Leave out the images and repeat the listing below without a single change.

**Data extract**:
──────────

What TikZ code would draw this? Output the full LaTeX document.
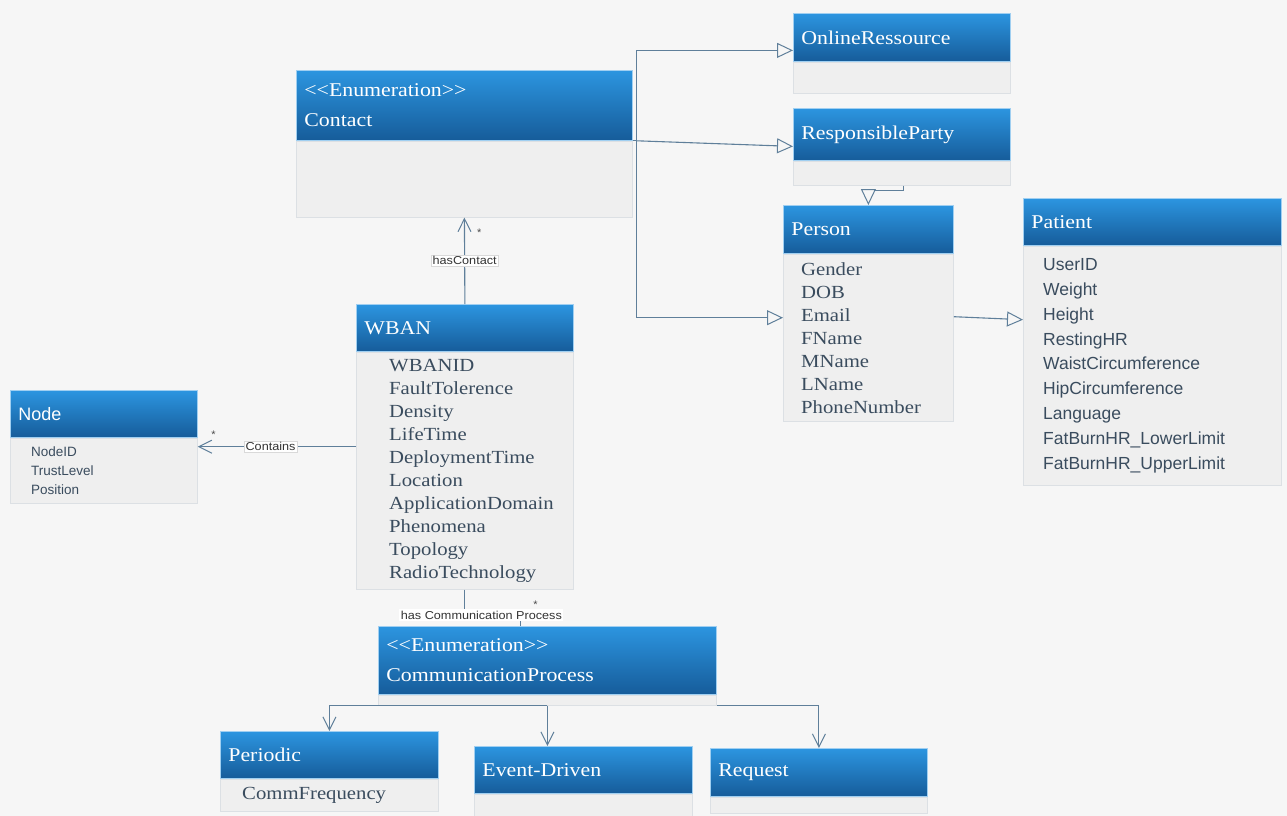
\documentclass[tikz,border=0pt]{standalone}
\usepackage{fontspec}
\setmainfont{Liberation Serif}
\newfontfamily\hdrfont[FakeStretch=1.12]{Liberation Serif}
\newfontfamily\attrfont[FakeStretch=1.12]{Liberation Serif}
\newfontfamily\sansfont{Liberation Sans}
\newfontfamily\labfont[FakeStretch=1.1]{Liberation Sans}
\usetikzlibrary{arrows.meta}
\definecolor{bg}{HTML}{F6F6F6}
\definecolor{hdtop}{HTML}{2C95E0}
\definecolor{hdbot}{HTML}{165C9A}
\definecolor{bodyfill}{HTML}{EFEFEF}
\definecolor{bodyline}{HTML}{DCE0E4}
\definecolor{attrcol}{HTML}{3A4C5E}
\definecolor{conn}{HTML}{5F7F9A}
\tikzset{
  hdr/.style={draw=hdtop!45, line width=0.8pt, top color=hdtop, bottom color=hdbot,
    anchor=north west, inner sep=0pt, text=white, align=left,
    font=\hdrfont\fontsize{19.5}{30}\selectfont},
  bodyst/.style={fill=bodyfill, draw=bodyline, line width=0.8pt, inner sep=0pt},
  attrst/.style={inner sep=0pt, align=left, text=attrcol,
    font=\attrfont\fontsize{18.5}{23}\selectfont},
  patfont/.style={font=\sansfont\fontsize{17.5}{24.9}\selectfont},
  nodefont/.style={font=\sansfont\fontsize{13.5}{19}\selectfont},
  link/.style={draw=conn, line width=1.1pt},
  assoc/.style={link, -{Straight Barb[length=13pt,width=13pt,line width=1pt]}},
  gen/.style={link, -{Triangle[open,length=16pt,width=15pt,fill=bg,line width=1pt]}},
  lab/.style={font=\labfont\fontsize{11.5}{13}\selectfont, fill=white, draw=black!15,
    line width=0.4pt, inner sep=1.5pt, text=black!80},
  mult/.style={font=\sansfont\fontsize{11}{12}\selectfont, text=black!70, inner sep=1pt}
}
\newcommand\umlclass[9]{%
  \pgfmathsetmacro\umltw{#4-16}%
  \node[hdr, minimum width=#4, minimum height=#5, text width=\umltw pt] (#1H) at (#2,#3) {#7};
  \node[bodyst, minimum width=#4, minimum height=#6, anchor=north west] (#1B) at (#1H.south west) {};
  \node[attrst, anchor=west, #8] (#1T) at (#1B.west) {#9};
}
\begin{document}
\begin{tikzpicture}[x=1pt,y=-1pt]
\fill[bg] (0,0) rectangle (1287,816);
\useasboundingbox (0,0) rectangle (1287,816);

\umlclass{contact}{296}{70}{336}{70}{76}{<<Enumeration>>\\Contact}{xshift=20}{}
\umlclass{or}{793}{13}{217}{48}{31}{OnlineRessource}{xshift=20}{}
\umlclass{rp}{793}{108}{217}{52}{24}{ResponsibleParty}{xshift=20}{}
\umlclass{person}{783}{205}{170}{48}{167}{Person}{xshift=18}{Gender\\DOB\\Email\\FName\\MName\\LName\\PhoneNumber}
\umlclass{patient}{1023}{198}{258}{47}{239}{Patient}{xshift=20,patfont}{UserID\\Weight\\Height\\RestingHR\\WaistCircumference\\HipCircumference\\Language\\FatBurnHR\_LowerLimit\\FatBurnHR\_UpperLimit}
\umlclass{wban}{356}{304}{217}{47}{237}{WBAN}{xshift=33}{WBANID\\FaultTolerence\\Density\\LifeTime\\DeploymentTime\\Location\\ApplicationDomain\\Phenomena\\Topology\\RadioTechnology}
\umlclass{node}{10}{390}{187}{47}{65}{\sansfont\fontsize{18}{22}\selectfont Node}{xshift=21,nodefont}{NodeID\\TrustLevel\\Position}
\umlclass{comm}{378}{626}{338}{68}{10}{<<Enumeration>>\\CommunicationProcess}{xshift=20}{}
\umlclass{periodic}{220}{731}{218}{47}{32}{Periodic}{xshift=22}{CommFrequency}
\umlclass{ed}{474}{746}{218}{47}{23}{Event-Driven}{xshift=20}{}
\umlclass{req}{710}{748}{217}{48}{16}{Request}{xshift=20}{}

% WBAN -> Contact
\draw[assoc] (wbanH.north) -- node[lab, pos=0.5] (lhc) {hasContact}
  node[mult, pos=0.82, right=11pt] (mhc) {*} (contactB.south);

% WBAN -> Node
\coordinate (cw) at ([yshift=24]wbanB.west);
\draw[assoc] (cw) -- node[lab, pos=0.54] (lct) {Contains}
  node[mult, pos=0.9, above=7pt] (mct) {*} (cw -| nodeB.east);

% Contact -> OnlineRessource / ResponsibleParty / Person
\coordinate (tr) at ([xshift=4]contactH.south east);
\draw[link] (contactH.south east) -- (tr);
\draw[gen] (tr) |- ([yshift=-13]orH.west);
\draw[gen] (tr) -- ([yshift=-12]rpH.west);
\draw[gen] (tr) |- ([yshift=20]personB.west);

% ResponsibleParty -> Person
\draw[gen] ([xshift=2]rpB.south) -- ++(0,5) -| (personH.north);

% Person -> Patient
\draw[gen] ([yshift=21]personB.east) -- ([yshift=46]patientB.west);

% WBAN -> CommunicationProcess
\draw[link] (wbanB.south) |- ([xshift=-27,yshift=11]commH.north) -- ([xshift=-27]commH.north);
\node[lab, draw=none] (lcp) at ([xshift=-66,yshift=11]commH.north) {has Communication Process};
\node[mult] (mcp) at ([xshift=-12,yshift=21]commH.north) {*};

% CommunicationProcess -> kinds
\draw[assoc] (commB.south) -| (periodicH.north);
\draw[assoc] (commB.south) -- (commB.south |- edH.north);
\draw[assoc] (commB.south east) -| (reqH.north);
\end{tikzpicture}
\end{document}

──────────

**Result of the task**:
What TikZ code would draw this? Output the full LaTeX document.
\documentclass[tikz,border=0pt]{standalone}
\usepackage{fontspec}
\setmainfont{Liberation Serif}
\newfontfamily\hdrfont[FakeStretch=1.12]{Liberation Serif}
\newfontfamily\attrfont[FakeStretch=1.12]{Liberation Serif}
\newfontfamily\sansfont{Liberation Sans}
\newfontfamily\labfont[FakeStretch=1.1]{Liberation Sans}
\usetikzlibrary{arrows.meta}
\definecolor{bg}{HTML}{F6F6F6}
\definecolor{hdtop}{HTML}{2C95E0}
\definecolor{hdbot}{HTML}{165C9A}
\definecolor{bodyfill}{HTML}{EFEFEF}
\definecolor{bodyline}{HTML}{DCE0E4}
\definecolor{attrcol}{HTML}{3A4C5E}
\definecolor{conn}{HTML}{5F7F9A}
\tikzset{
  hdr/.style={draw=hdtop!45, line width=0.8pt, top color=hdtop, bottom color=hdbot,
    anchor=north west, inner sep=0pt, text=white, align=left,
    font=\hdrfont\fontsize{19.5}{30}\selectfont},
  bodyst/.style={fill=bodyfill, draw=bodyline, line width=0.8pt, inner sep=0pt},
  attrst/.style={inner sep=0pt, align=left, text=attrcol,
    font=\attrfont\fontsize{18.5}{23}\selectfont},
  patfont/.style={font=\sansfont\fontsize{17.5}{24.9}\selectfont},
  nodefont/.style={font=\sansfont\fontsize{13.5}{19}\selectfont},
  link/.style={draw=conn, line width=1.1pt},
  assoc/.style={link, -{Straight Barb[length=13pt,width=13pt,line width=1pt]}},
  gen/.style={link, -{Triangle[open,length=16pt,width=15pt,fill=bg,line width=1pt]}},
  lab/.style={font=\labfont\fontsize{11.5}{13}\selectfont, fill=white, draw=black!15,
    line width=0.4pt, inner sep=1.5pt, text=black!80},
  mult/.style={font=\sansfont\fontsize{11}{12}\selectfont, text=black!70, inner sep=1pt}
}
\newcommand\umlclass[9]{%
  \pgfmathsetmacro\umltw{#4-16}%
  \node[hdr, minimum width=#4, minimum height=#5, text width=\umltw pt] (#1H) at (#2,#3) {#7};
  \node[bodyst, minimum width=#4, minimum height=#6, anchor=north west] (#1B) at (#1H.south west) {};
  \node[attrst, anchor=west, #8] (#1T) at (#1B.west) {#9};
}
\begin{document}
\begin{tikzpicture}[x=1pt,y=-1pt]
\fill[bg] (0,0) rectangle (1287,816);
\useasboundingbox (0,0) rectangle (1287,816);

\umlclass{contact}{296}{70}{336}{70}{76}{<<Enumeration>>\\Contact}{xshift=20}{}
\umlclass{or}{793}{13}{217}{48}{31}{OnlineRessource}{xshift=20}{}
\umlclass{rp}{793}{108}{217}{52}{24}{ResponsibleParty}{xshift=20}{}
\umlclass{person}{783}{205}{170}{48}{167}{Person}{xshift=18}{Gender\\DOB\\Email\\FName\\MName\\LName\\PhoneNumber}
\umlclass{patient}{1023}{198}{258}{47}{239}{Patient}{xshift=20,patfont}{UserID\\Weight\\Height\\RestingHR\\WaistCircumference\\HipCircumference\\Language\\FatBurnHR\_LowerLimit\\FatBurnHR\_UpperLimit}
\umlclass{wban}{356}{304}{217}{47}{237}{WBAN}{xshift=33}{WBANID\\FaultTolerence\\Density\\LifeTime\\DeploymentTime\\Location\\ApplicationDomain\\Phenomena\\Topology\\RadioTechnology}
\umlclass{node}{10}{390}{187}{47}{65}{\sansfont\fontsize{18}{22}\selectfont Node}{xshift=21,nodefont}{NodeID\\TrustLevel\\Position}
\umlclass{comm}{378}{626}{338}{68}{10}{<<Enumeration>>\\CommunicationProcess}{xshift=20}{}
\umlclass{periodic}{220}{731}{218}{47}{32}{Periodic}{xshift=22}{CommFrequency}
\umlclass{ed}{474}{746}{218}{47}{23}{Event-Driven}{xshift=20}{}
\umlclass{req}{710}{748}{217}{48}{16}{Request}{xshift=20}{}

% WBAN -> Contact
\draw[assoc] (wbanH.north) -- node[lab, pos=0.5] (lhc) {hasContact}
  node[mult, pos=0.82, right=11pt] (mhc) {*} (contactB.south);

% WBAN -> Node
\coordinate (cw) at ([yshift=24]wbanB.west);
\draw[assoc] (cw) -- node[lab, pos=0.54] (lct) {Contains}
  node[mult, pos=0.9, above=7pt] (mct) {*} (cw -| nodeB.east);

% Contact -> OnlineRessource / ResponsibleParty / Person
\coordinate (tr) at ([xshift=4]contactH.south east);
\draw[link] (contactH.south east) -- (tr);
\draw[gen] (tr) |- ([yshift=-13]orH.west);
\draw[gen] (tr) -- ([yshift=-12]rpH.west);
\draw[gen] (tr) |- ([yshift=20]personB.west);

% ResponsibleParty -> Person
\draw[gen] ([xshift=2]rpB.south) -- ++(0,5) -| (personH.north);

% Person -> Patient
\draw[gen] ([yshift=21]personB.east) -- ([yshift=46]patientB.west);

% WBAN -> CommunicationProcess
\draw[link] (wbanB.south) |- ([xshift=-27,yshift=11]commH.north) -- ([xshift=-27]commH.north);
\node[lab, draw=none] (lcp) at ([xshift=-66,yshift=11]commH.north) {has Communication Process};
\node[mult] (mcp) at ([xshift=-12,yshift=21]commH.north) {*};

% CommunicationProcess -> kinds
\draw[assoc] (commB.south) -| (periodicH.north);
\draw[assoc] (commB.south) -- (commB.south |- edH.north);
\draw[assoc] (commB.south east) -| (reqH.north);
\end{tikzpicture}
\end{document}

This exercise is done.